What you will do: Extract every record, exactly as written, and ignore the pictures.

##############################

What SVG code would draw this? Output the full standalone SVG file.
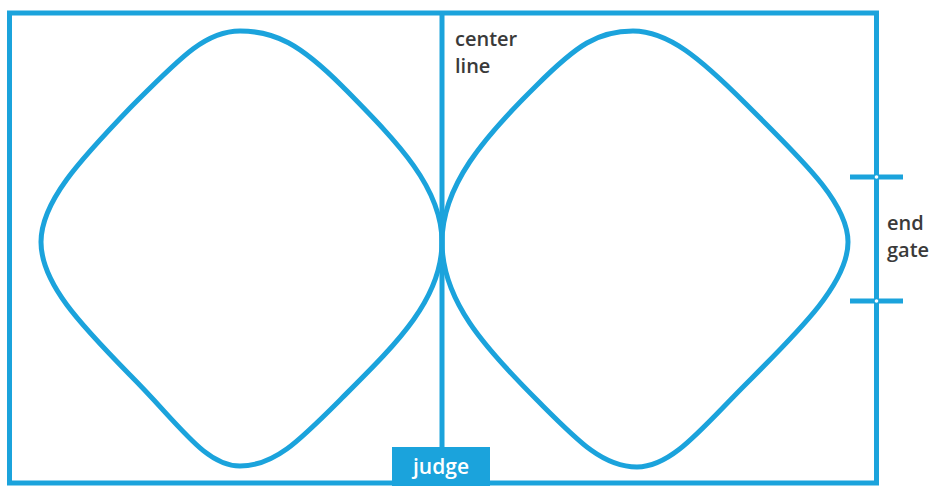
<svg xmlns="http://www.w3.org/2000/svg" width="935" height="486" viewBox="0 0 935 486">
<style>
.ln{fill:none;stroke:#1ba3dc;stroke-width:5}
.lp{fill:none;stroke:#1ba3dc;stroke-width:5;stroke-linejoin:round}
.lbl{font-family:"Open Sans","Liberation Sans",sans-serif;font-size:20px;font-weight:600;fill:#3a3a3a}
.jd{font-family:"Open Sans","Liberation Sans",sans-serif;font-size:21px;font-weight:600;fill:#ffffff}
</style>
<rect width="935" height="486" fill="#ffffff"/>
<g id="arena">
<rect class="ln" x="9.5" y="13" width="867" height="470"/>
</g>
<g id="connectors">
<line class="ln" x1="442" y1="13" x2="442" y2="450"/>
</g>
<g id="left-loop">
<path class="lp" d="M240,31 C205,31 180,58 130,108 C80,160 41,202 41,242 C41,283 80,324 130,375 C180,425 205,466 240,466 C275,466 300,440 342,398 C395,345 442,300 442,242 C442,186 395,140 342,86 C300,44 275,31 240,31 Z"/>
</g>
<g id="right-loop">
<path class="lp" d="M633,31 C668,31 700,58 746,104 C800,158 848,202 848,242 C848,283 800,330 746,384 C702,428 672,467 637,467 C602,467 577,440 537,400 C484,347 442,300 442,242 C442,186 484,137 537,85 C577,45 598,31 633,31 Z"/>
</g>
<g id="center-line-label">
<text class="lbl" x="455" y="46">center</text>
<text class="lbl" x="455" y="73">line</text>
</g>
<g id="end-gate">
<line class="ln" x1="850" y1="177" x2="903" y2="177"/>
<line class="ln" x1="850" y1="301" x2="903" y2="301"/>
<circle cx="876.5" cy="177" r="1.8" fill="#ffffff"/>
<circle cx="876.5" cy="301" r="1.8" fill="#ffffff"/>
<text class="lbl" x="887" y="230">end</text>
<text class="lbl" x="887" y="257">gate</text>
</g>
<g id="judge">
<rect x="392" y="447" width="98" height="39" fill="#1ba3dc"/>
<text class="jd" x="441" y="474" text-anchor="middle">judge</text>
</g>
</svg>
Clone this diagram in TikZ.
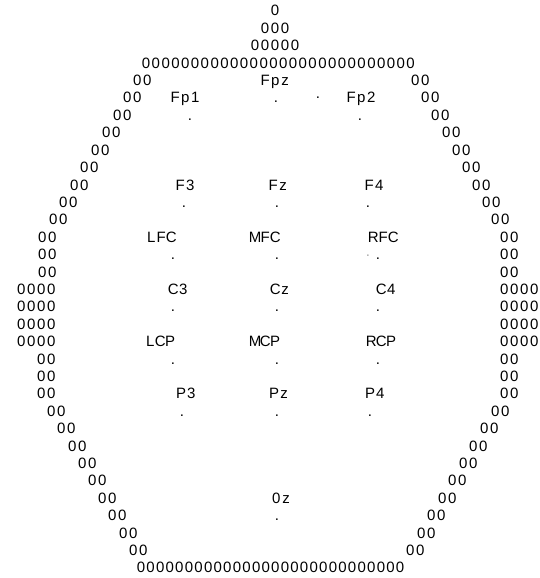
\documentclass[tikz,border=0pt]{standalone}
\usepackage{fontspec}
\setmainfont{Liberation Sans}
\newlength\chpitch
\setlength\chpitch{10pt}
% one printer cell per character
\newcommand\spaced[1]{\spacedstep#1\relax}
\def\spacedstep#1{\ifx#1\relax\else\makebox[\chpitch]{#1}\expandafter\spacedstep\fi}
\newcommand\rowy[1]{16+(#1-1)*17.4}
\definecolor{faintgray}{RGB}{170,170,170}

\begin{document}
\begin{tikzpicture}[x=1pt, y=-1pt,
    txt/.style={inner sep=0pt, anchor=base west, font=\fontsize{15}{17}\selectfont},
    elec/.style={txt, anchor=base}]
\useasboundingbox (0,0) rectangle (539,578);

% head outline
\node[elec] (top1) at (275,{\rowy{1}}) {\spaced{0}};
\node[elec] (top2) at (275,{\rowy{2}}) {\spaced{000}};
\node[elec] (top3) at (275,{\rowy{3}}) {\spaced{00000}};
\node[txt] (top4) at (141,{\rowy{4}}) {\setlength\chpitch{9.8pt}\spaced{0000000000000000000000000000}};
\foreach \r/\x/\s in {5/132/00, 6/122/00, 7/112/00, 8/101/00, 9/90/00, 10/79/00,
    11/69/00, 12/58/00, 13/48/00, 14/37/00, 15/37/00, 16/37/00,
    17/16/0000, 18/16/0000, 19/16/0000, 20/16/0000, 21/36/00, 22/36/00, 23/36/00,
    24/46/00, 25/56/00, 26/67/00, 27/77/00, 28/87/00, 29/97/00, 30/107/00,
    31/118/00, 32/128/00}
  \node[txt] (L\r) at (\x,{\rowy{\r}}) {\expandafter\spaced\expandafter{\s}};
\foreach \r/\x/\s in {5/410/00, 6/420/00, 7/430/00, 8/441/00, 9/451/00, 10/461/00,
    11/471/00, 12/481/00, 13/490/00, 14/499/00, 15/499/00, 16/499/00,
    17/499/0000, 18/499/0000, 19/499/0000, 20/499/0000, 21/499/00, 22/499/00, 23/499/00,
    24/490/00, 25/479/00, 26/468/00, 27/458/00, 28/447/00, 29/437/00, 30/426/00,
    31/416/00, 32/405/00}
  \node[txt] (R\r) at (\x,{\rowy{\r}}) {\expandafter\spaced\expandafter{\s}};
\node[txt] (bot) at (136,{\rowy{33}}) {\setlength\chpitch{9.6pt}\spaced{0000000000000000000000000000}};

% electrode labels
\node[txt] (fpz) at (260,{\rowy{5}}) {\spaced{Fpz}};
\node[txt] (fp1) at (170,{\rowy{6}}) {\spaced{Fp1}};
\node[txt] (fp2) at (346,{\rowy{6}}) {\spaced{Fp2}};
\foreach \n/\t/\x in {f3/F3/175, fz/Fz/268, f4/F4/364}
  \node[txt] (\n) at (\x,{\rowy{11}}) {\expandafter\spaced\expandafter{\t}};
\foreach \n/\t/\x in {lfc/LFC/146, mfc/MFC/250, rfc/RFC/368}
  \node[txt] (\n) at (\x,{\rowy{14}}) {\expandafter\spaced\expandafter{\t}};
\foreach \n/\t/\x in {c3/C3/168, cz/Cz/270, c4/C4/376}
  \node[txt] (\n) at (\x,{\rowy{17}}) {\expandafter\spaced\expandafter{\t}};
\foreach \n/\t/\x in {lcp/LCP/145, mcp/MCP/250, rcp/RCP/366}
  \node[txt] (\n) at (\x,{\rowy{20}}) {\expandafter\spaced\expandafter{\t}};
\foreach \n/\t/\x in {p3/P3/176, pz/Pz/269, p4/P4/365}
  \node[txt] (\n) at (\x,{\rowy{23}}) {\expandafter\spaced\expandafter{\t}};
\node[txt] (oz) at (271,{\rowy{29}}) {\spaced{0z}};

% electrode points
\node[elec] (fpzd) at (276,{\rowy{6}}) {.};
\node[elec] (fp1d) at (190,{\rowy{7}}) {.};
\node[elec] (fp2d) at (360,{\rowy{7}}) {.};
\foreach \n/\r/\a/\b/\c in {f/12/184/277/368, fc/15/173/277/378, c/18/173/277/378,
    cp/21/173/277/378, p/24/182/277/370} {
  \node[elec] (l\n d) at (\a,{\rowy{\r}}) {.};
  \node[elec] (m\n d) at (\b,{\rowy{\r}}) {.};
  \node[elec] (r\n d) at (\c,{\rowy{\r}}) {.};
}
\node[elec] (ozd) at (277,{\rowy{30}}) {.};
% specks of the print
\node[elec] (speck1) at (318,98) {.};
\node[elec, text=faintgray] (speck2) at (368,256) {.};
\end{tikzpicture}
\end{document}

##############################

Reply to the exercise:
What SVG code would draw this? Output the full standalone SVG file.
<svg xmlns="http://www.w3.org/2000/svg" width="935" height="486" viewBox="0 0 935 486">
<style>
.ln{fill:none;stroke:#1ba3dc;stroke-width:5}
.lp{fill:none;stroke:#1ba3dc;stroke-width:5;stroke-linejoin:round}
.lbl{font-family:"Open Sans","Liberation Sans",sans-serif;font-size:20px;font-weight:600;fill:#3a3a3a}
.jd{font-family:"Open Sans","Liberation Sans",sans-serif;font-size:21px;font-weight:600;fill:#ffffff}
</style>
<rect width="935" height="486" fill="#ffffff"/>
<g id="arena">
<rect class="ln" x="9.5" y="13" width="867" height="470"/>
</g>
<g id="connectors">
<line class="ln" x1="442" y1="13" x2="442" y2="450"/>
</g>
<g id="left-loop">
<path class="lp" d="M240,31 C205,31 180,58 130,108 C80,160 41,202 41,242 C41,283 80,324 130,375 C180,425 205,466 240,466 C275,466 300,440 342,398 C395,345 442,300 442,242 C442,186 395,140 342,86 C300,44 275,31 240,31 Z"/>
</g>
<g id="right-loop">
<path class="lp" d="M633,31 C668,31 700,58 746,104 C800,158 848,202 848,242 C848,283 800,330 746,384 C702,428 672,467 637,467 C602,467 577,440 537,400 C484,347 442,300 442,242 C442,186 484,137 537,85 C577,45 598,31 633,31 Z"/>
</g>
<g id="center-line-label">
<text class="lbl" x="455" y="46">center</text>
<text class="lbl" x="455" y="73">line</text>
</g>
<g id="end-gate">
<line class="ln" x1="850" y1="177" x2="903" y2="177"/>
<line class="ln" x1="850" y1="301" x2="903" y2="301"/>
<circle cx="876.5" cy="177" r="1.8" fill="#ffffff"/>
<circle cx="876.5" cy="301" r="1.8" fill="#ffffff"/>
<text class="lbl" x="887" y="230">end</text>
<text class="lbl" x="887" y="257">gate</text>
</g>
<g id="judge">
<rect x="392" y="447" width="98" height="39" fill="#1ba3dc"/>
<text class="jd" x="441" y="474" text-anchor="middle">judge</text>
</g>
</svg>
Clone this diagram in TikZ.
\documentclass[tikz,border=0pt]{standalone}
\usepackage{fontspec}
\setmainfont{Liberation Sans}
\newlength\chpitch
\setlength\chpitch{10pt}
% one printer cell per character
\newcommand\spaced[1]{\spacedstep#1\relax}
\def\spacedstep#1{\ifx#1\relax\else\makebox[\chpitch]{#1}\expandafter\spacedstep\fi}
\newcommand\rowy[1]{16+(#1-1)*17.4}
\definecolor{faintgray}{RGB}{170,170,170}

\begin{document}
\begin{tikzpicture}[x=1pt, y=-1pt,
    txt/.style={inner sep=0pt, anchor=base west, font=\fontsize{15}{17}\selectfont},
    elec/.style={txt, anchor=base}]
\useasboundingbox (0,0) rectangle (539,578);

% head outline
\node[elec] (top1) at (275,{\rowy{1}}) {\spaced{0}};
\node[elec] (top2) at (275,{\rowy{2}}) {\spaced{000}};
\node[elec] (top3) at (275,{\rowy{3}}) {\spaced{00000}};
\node[txt] (top4) at (141,{\rowy{4}}) {\setlength\chpitch{9.8pt}\spaced{0000000000000000000000000000}};
\foreach \r/\x/\s in {5/132/00, 6/122/00, 7/112/00, 8/101/00, 9/90/00, 10/79/00,
    11/69/00, 12/58/00, 13/48/00, 14/37/00, 15/37/00, 16/37/00,
    17/16/0000, 18/16/0000, 19/16/0000, 20/16/0000, 21/36/00, 22/36/00, 23/36/00,
    24/46/00, 25/56/00, 26/67/00, 27/77/00, 28/87/00, 29/97/00, 30/107/00,
    31/118/00, 32/128/00}
  \node[txt] (L\r) at (\x,{\rowy{\r}}) {\expandafter\spaced\expandafter{\s}};
\foreach \r/\x/\s in {5/410/00, 6/420/00, 7/430/00, 8/441/00, 9/451/00, 10/461/00,
    11/471/00, 12/481/00, 13/490/00, 14/499/00, 15/499/00, 16/499/00,
    17/499/0000, 18/499/0000, 19/499/0000, 20/499/0000, 21/499/00, 22/499/00, 23/499/00,
    24/490/00, 25/479/00, 26/468/00, 27/458/00, 28/447/00, 29/437/00, 30/426/00,
    31/416/00, 32/405/00}
  \node[txt] (R\r) at (\x,{\rowy{\r}}) {\expandafter\spaced\expandafter{\s}};
\node[txt] (bot) at (136,{\rowy{33}}) {\setlength\chpitch{9.6pt}\spaced{0000000000000000000000000000}};

% electrode labels
\node[txt] (fpz) at (260,{\rowy{5}}) {\spaced{Fpz}};
\node[txt] (fp1) at (170,{\rowy{6}}) {\spaced{Fp1}};
\node[txt] (fp2) at (346,{\rowy{6}}) {\spaced{Fp2}};
\foreach \n/\t/\x in {f3/F3/175, fz/Fz/268, f4/F4/364}
  \node[txt] (\n) at (\x,{\rowy{11}}) {\expandafter\spaced\expandafter{\t}};
\foreach \n/\t/\x in {lfc/LFC/146, mfc/MFC/250, rfc/RFC/368}
  \node[txt] (\n) at (\x,{\rowy{14}}) {\expandafter\spaced\expandafter{\t}};
\foreach \n/\t/\x in {c3/C3/168, cz/Cz/270, c4/C4/376}
  \node[txt] (\n) at (\x,{\rowy{17}}) {\expandafter\spaced\expandafter{\t}};
\foreach \n/\t/\x in {lcp/LCP/145, mcp/MCP/250, rcp/RCP/366}
  \node[txt] (\n) at (\x,{\rowy{20}}) {\expandafter\spaced\expandafter{\t}};
\foreach \n/\t/\x in {p3/P3/176, pz/Pz/269, p4/P4/365}
  \node[txt] (\n) at (\x,{\rowy{23}}) {\expandafter\spaced\expandafter{\t}};
\node[txt] (oz) at (271,{\rowy{29}}) {\spaced{0z}};

% electrode points
\node[elec] (fpzd) at (276,{\rowy{6}}) {.};
\node[elec] (fp1d) at (190,{\rowy{7}}) {.};
\node[elec] (fp2d) at (360,{\rowy{7}}) {.};
\foreach \n/\r/\a/\b/\c in {f/12/184/277/368, fc/15/173/277/378, c/18/173/277/378,
    cp/21/173/277/378, p/24/182/277/370} {
  \node[elec] (l\n d) at (\a,{\rowy{\r}}) {.};
  \node[elec] (m\n d) at (\b,{\rowy{\r}}) {.};
  \node[elec] (r\n d) at (\c,{\rowy{\r}}) {.};
}
\node[elec] (ozd) at (277,{\rowy{30}}) {.};
% specks of the print
\node[elec] (speck1) at (318,98) {.};
\node[elec, text=faintgray] (speck2) at (368,256) {.};
\end{tikzpicture}
\end{document}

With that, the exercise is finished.